İmar affını ‘affedilemeyecek suç’ ilan etti

Erdoğan’ın en çok tepki çeken vaatlerinden birisi de “imar affı” ile ilgili olanı demagojisiydi. 6 Şubat’taki Maraş merkezli depremlerin ardından on binlerce insanımızın ölümüne neden olan imar aflarını kendileri yasalaştırmamış gibi bunu “affedilemeyecek bir suç” ilan edecek yüzsüzlüğü de herhalde dünyanın başka hiçbir yerinde görmek mümkün olamaz.

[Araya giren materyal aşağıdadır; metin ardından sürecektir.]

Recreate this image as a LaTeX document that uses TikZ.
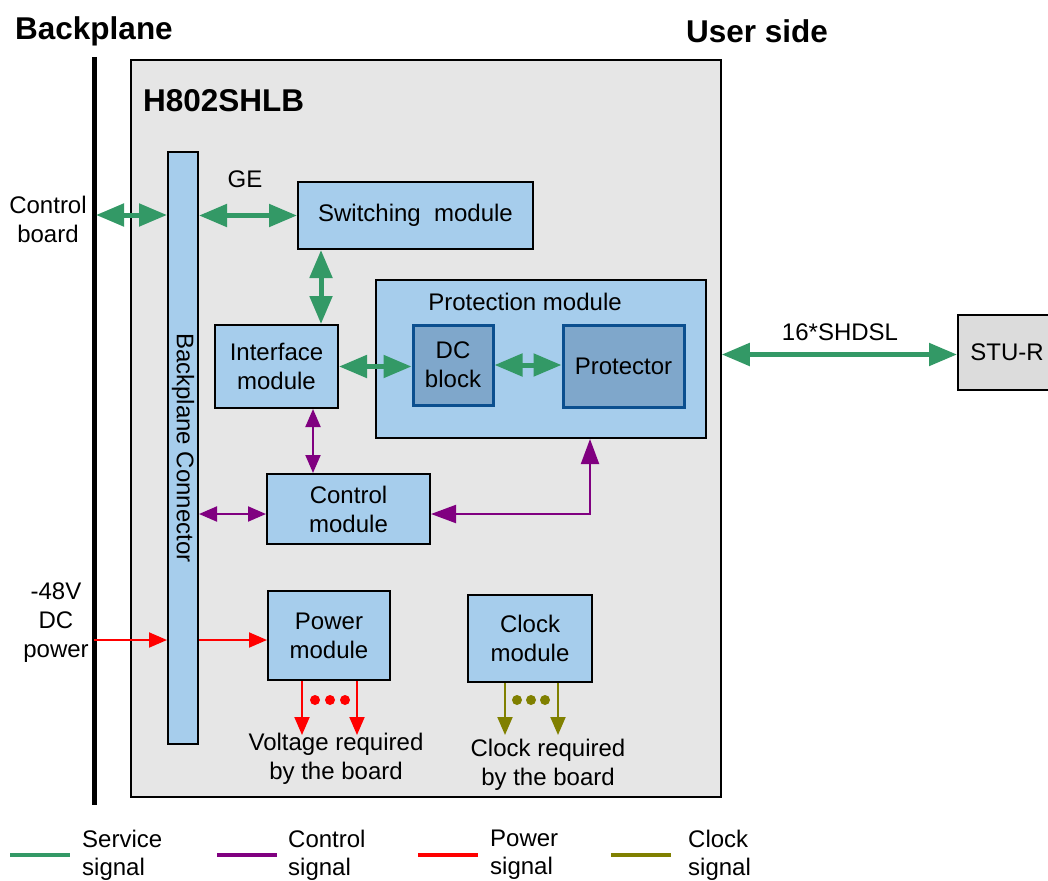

“İmar affını bundan sonra affedilemeyecek suçlar arasına alacağız” diyen AKP şefi, her seçim öncesinde oy devşirebilmek için 8 defa imar affı çıkarttı. Oy isterken övüne övüne anlattıkları imar aflarından en vahimi ise 2018 yılındaki imar affı oldu. Bu afla birlikte 7 milyon 238 bin 50 adet bağımsız bölüme belge veren iktidar, bu binaların depreme dayanıklı olup olmadığına bakma ihtiyacı dahi duymadı. Zira alacakları oylar enkaz altında kalan on binlerce insandan daha değerli idi onlar için.

Depremle birlikte kurtarma çalışmalarında da tam bir fiyasko yaşayan gerici şef, Adıyaman Samsat’ta 2017’de meydana gelen depremde evleri yıkılanlar hala konteynerlerde yaşarken son depremde evleri yıkılanlar için bir yıl içinde yeni evler yapacaklarını iddia etmekten de geri durmadı. Yıllardır topladıkları ama nereye gittiği belli olmayan deprem vergileriyle değil de televizyonlarda yayınladıkları IBAN’larla topladıkları yardımlarla bu konutların yapılacağı söyleniyor. Ama depremin üzerinden geçen iki buçuk aya rağmen hala enkazlar dahi tamamen kaldırılabilmiş değil.

AKP şefi, yıllardır iktidarda kendisi değil de bir başkası varmış gibi böylesi vaatleri sıralayıp iyi olan her şeyi sahiplenip olumsuz olan hiçbir şeyden sorumlu değilmiş gibi konuşmakta bir beis görmüyor. Oysa bütün bu vaatler yıllardır olduğu gibi içi boş ve daha fazla oy alma çabasından başka bir anlam taşımamaktadır. Onun bu çürümüşlüğü karşısında işçi ve emekçiler, kadınlar, gençler gerici şefi ve benzeri anlayışları tarihin çöplüğüne göndermek için mücadeleyi büyütmelidirler.